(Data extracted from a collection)
________________________________________

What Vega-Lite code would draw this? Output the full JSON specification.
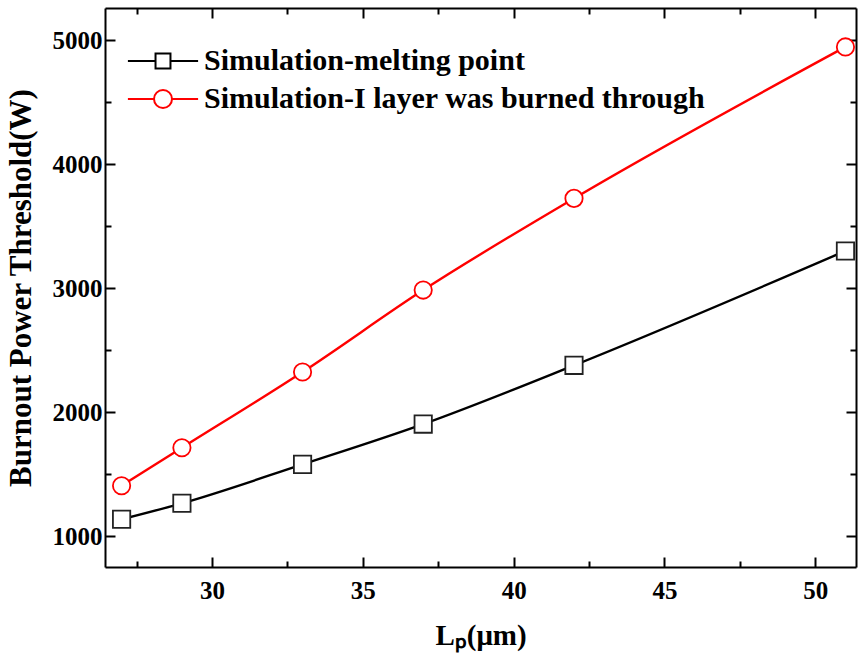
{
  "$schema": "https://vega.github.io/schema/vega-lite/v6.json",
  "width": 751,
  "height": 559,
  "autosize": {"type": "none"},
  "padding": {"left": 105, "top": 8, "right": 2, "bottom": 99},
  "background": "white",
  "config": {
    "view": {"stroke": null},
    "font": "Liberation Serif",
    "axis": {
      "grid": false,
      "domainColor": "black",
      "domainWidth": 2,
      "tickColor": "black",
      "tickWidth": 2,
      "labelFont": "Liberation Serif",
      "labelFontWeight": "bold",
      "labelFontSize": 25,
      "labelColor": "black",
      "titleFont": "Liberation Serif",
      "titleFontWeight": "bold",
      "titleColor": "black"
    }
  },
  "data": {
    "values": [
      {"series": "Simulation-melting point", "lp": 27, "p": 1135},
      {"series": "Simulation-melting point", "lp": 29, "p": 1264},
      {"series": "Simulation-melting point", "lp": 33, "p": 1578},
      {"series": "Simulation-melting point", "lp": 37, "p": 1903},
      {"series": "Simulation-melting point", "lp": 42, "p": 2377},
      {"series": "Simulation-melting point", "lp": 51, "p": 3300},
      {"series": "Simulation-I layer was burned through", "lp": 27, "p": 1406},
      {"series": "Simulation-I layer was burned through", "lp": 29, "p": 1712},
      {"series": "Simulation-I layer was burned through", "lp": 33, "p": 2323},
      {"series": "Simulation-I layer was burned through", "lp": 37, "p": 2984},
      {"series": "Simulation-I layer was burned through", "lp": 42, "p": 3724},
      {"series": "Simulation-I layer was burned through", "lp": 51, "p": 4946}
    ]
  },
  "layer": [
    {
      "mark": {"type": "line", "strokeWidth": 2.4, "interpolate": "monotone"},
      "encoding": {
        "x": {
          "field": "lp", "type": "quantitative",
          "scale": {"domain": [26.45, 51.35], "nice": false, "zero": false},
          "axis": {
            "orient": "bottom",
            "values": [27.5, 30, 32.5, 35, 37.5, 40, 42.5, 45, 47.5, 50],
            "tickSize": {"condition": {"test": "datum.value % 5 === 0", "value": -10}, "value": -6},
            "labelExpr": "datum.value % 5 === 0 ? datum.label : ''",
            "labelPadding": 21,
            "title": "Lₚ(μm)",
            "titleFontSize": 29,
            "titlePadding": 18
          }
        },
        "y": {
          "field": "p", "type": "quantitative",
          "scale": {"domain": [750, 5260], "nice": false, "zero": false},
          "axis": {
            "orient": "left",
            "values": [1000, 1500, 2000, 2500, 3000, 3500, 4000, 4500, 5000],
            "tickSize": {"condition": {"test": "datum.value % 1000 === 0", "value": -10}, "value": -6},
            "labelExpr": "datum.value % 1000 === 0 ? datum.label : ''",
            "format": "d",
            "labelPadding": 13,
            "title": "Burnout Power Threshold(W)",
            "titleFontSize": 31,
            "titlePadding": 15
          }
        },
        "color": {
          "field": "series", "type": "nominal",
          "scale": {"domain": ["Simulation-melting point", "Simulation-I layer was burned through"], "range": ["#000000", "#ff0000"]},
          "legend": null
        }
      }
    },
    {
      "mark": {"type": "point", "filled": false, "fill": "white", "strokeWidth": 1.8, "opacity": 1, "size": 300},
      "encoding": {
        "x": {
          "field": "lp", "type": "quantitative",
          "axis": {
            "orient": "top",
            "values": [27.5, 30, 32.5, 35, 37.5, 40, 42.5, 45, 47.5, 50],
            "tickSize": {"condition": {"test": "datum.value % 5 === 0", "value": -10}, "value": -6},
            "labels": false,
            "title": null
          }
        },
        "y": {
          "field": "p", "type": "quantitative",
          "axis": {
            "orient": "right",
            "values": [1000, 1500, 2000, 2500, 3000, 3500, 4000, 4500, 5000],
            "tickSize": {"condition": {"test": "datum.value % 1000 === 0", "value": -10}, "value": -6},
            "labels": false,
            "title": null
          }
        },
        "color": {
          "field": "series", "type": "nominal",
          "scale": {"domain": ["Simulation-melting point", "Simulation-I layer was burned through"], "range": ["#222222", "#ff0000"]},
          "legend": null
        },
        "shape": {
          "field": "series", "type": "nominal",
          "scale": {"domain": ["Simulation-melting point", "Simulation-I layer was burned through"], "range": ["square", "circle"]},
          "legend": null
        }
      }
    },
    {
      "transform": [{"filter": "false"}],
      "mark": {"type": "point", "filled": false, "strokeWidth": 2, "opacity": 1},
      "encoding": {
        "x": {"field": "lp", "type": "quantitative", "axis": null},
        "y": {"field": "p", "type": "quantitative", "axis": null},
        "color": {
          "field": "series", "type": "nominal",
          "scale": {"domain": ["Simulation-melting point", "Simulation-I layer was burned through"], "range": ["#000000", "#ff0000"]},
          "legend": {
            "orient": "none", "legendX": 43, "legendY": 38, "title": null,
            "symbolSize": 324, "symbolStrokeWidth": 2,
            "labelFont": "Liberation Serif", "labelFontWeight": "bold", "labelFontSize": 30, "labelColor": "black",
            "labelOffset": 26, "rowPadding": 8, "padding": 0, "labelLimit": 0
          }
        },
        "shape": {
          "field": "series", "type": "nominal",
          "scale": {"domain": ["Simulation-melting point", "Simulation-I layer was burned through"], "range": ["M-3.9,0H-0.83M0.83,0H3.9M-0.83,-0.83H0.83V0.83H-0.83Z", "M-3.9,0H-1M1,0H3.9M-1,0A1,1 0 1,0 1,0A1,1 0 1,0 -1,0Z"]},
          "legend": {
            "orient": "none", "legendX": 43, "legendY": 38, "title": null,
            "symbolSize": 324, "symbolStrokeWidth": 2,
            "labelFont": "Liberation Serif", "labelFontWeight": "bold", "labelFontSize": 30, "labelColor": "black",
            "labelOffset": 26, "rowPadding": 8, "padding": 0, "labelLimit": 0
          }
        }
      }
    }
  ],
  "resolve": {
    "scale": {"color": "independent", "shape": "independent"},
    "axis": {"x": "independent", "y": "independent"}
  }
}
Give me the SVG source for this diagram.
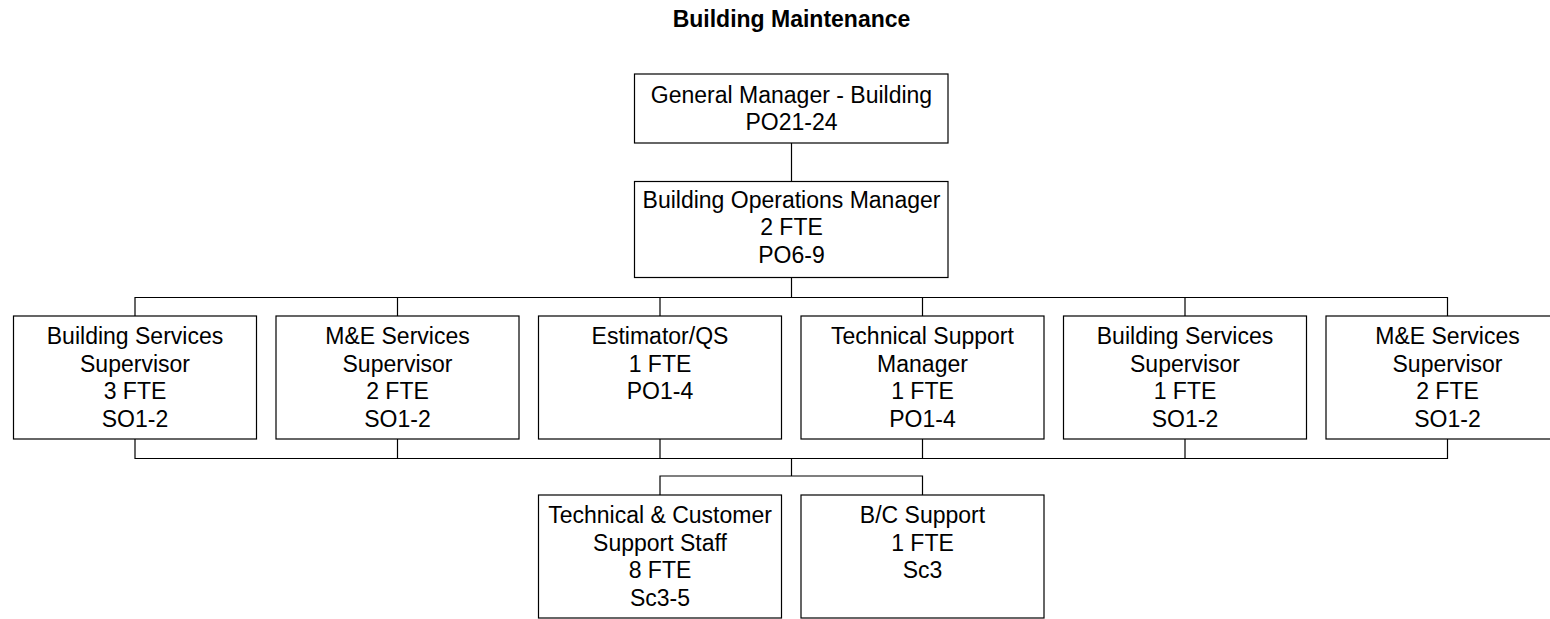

________________________________________

The request: Every line in the data that holds "this" should be copied out.

Task output:
What Vega-Lite code would draw this? Output the full JSON specification.
Give me the SVG source for this diagram.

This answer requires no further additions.